**WORK TO BE COMPLETED**
Leave out all pictures. Return exactly the lines from the top of the material through the line containing "1.0, 0.94, 0.92];".

**PROVIDED DATA**
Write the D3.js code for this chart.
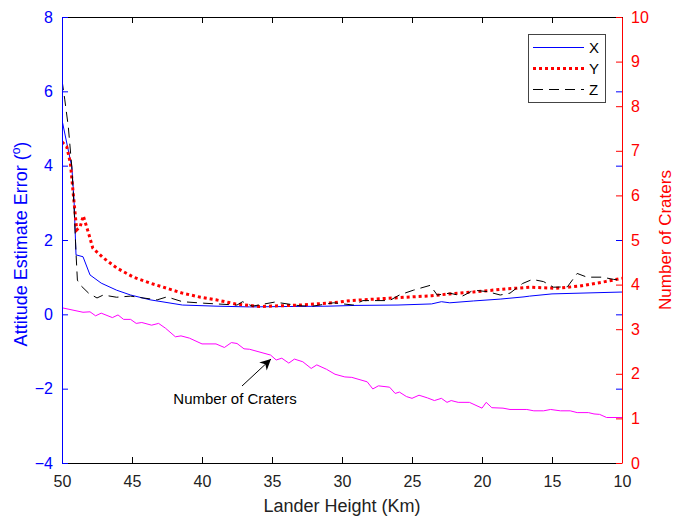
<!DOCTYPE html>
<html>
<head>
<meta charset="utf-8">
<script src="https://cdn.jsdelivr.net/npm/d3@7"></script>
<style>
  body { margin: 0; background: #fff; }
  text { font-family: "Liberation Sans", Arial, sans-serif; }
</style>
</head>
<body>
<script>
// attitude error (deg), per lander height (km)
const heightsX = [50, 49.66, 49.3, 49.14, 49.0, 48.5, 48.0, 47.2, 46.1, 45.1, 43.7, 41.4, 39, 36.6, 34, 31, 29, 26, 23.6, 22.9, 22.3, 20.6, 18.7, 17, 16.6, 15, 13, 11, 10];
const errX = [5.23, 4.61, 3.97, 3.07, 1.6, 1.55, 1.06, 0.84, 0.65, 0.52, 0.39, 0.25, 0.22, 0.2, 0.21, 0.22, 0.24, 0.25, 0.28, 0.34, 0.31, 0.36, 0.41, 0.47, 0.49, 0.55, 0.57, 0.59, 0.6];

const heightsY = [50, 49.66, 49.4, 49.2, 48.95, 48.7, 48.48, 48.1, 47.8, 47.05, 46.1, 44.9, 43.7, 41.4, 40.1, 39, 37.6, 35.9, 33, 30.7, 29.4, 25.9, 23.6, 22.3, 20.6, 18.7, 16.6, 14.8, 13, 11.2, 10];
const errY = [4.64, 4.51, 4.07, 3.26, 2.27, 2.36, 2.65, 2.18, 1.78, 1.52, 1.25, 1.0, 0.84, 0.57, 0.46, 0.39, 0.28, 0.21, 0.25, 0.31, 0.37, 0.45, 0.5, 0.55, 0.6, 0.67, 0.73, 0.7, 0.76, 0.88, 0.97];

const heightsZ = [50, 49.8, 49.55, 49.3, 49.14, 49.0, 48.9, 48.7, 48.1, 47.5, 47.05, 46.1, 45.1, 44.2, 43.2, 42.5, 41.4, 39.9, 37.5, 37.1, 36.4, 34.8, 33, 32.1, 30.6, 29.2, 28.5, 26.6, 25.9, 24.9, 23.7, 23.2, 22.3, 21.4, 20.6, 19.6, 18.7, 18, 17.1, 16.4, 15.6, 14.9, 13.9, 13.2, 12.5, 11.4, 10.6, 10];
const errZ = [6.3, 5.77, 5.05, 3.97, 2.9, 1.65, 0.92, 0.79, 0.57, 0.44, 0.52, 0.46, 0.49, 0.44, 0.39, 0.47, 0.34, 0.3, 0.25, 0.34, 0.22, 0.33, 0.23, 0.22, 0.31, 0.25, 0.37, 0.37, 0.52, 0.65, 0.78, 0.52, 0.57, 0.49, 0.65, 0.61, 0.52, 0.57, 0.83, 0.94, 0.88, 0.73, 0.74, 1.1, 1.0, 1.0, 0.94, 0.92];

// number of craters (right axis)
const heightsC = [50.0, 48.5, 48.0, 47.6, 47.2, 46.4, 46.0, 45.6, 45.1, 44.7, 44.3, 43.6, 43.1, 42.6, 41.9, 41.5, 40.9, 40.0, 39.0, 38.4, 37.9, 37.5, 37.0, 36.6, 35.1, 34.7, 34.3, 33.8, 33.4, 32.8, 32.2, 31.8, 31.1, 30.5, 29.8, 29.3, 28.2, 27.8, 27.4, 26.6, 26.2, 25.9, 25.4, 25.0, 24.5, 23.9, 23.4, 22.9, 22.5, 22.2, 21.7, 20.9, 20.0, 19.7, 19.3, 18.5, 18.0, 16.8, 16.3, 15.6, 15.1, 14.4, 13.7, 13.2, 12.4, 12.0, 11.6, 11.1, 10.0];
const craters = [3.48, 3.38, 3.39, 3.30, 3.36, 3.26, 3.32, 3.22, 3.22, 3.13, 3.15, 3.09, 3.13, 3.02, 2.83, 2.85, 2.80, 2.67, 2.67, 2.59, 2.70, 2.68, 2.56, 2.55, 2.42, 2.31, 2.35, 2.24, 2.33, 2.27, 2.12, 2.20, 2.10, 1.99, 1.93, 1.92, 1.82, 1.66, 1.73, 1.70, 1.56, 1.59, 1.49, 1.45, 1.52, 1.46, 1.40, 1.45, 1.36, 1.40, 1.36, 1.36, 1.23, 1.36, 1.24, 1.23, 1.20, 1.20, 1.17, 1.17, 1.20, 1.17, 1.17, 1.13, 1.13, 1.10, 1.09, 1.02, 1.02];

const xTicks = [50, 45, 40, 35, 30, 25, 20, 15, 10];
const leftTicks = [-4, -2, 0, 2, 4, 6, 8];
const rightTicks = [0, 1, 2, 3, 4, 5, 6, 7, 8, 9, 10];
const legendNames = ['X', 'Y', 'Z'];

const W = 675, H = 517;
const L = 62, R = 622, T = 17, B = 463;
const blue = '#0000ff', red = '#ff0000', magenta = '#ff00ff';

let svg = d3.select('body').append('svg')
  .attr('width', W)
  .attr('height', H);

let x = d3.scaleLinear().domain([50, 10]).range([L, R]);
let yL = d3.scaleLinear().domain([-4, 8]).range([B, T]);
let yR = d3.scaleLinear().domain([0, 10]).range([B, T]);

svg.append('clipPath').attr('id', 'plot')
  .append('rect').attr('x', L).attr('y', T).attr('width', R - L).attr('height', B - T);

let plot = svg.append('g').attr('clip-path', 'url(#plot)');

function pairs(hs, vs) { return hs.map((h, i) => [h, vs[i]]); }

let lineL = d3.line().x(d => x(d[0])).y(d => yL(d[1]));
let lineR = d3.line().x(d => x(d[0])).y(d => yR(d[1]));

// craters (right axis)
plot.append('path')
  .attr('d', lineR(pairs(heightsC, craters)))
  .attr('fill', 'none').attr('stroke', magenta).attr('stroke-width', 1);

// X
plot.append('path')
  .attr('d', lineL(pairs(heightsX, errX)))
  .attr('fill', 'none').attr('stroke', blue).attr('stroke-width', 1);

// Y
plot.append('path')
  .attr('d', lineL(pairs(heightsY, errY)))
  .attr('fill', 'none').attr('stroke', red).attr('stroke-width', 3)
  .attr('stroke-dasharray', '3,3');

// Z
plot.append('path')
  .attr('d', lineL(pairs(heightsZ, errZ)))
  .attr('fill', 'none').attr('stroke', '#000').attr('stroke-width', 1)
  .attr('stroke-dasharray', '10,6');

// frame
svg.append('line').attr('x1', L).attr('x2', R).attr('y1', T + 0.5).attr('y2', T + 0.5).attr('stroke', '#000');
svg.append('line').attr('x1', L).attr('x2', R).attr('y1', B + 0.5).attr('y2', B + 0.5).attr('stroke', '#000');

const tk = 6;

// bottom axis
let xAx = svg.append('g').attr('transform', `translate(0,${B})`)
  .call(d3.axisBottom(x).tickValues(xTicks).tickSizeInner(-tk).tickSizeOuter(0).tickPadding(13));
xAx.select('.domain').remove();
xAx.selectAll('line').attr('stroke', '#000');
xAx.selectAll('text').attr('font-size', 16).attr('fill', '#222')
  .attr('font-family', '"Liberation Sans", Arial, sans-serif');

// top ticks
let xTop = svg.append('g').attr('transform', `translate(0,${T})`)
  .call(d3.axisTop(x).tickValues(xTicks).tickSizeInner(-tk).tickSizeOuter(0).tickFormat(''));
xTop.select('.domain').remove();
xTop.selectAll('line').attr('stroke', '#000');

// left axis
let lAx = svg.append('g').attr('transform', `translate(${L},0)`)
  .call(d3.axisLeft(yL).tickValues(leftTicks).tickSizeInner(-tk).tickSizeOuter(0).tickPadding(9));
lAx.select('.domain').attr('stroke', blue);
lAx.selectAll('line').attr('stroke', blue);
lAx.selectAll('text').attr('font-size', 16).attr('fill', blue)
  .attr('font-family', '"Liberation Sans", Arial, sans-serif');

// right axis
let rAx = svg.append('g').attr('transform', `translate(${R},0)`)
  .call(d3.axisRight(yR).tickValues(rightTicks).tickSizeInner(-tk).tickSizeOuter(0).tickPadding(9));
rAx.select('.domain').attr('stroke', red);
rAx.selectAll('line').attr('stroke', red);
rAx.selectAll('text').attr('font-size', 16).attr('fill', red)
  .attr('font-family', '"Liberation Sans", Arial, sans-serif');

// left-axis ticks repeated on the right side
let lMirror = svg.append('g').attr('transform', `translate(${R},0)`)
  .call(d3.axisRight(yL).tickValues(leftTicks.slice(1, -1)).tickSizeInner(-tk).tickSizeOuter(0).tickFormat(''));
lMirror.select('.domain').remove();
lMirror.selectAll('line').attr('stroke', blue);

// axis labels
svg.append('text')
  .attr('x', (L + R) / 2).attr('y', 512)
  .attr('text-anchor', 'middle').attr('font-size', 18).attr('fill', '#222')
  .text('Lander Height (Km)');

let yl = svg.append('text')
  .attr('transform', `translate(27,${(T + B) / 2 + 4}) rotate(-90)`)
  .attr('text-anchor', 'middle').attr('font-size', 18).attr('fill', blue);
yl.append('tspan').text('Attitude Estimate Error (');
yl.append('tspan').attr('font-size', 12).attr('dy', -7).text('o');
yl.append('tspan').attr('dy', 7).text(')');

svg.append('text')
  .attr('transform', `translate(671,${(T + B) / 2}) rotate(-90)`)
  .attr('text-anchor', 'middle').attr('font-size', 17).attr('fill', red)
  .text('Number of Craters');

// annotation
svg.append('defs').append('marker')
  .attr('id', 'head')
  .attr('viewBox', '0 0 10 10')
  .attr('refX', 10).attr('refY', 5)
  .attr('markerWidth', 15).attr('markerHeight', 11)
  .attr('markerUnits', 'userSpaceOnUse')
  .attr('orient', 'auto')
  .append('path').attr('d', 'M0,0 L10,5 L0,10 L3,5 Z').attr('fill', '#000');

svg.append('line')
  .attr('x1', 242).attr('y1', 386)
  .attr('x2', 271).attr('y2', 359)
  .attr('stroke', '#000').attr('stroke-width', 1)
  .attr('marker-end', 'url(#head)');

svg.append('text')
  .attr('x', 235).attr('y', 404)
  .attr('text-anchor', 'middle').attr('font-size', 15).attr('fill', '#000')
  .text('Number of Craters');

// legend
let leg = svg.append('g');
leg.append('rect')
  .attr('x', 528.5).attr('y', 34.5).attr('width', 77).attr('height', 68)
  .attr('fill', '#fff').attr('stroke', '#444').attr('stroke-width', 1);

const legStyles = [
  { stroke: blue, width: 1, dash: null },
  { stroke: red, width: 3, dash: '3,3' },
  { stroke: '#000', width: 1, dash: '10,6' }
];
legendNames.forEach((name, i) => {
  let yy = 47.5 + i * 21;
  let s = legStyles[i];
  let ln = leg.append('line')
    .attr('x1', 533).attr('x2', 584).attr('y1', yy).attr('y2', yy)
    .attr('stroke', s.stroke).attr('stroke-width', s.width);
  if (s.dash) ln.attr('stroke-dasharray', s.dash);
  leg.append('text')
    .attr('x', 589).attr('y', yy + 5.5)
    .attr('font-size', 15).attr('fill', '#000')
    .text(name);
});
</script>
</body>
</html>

**RESULT FOR THIS EXERCISE**
Write the D3.js code for this chart.
<!DOCTYPE html>
<html>
<head>
<meta charset="utf-8">
<script src="https://cdn.jsdelivr.net/npm/d3@7"></script>
<style>
  body { margin: 0; background: #fff; }
  text { font-family: "Liberation Sans", Arial, sans-serif; }
</style>
</head>
<body>
<script>
// attitude error (deg), per lander height (km)
const heightsX = [50, 49.66, 49.3, 49.14, 49.0, 48.5, 48.0, 47.2, 46.1, 45.1, 43.7, 41.4, 39, 36.6, 34, 31, 29, 26, 23.6, 22.9, 22.3, 20.6, 18.7, 17, 16.6, 15, 13, 11, 10];
const errX = [5.23, 4.61, 3.97, 3.07, 1.6, 1.55, 1.06, 0.84, 0.65, 0.52, 0.39, 0.25, 0.22, 0.2, 0.21, 0.22, 0.24, 0.25, 0.28, 0.34, 0.31, 0.36, 0.41, 0.47, 0.49, 0.55, 0.57, 0.59, 0.6];

const heightsY = [50, 49.66, 49.4, 49.2, 48.95, 48.7, 48.48, 48.1, 47.8, 47.05, 46.1, 44.9, 43.7, 41.4, 40.1, 39, 37.6, 35.9, 33, 30.7, 29.4, 25.9, 23.6, 22.3, 20.6, 18.7, 16.6, 14.8, 13, 11.2, 10];
const errY = [4.64, 4.51, 4.07, 3.26, 2.27, 2.36, 2.65, 2.18, 1.78, 1.52, 1.25, 1.0, 0.84, 0.57, 0.46, 0.39, 0.28, 0.21, 0.25, 0.31, 0.37, 0.45, 0.5, 0.55, 0.6, 0.67, 0.73, 0.7, 0.76, 0.88, 0.97];

const heightsZ = [50, 49.8, 49.55, 49.3, 49.14, 49.0, 48.9, 48.7, 48.1, 47.5, 47.05, 46.1, 45.1, 44.2, 43.2, 42.5, 41.4, 39.9, 37.5, 37.1, 36.4, 34.8, 33, 32.1, 30.6, 29.2, 28.5, 26.6, 25.9, 24.9, 23.7, 23.2, 22.3, 21.4, 20.6, 19.6, 18.7, 18, 17.1, 16.4, 15.6, 14.9, 13.9, 13.2, 12.5, 11.4, 10.6, 10];
const errZ = [6.3, 5.77, 5.05, 3.97, 2.9, 1.65, 0.92, 0.79, 0.57, 0.44, 0.52, 0.46, 0.49, 0.44, 0.39, 0.47, 0.34, 0.3, 0.25, 0.34, 0.22, 0.33, 0.23, 0.22, 0.31, 0.25, 0.37, 0.37, 0.52, 0.65, 0.78, 0.52, 0.57, 0.49, 0.65, 0.61, 0.52, 0.57, 0.83, 0.94, 0.88, 0.73, 0.74, 1.1, 1.0, 1.0, 0.94, 0.92];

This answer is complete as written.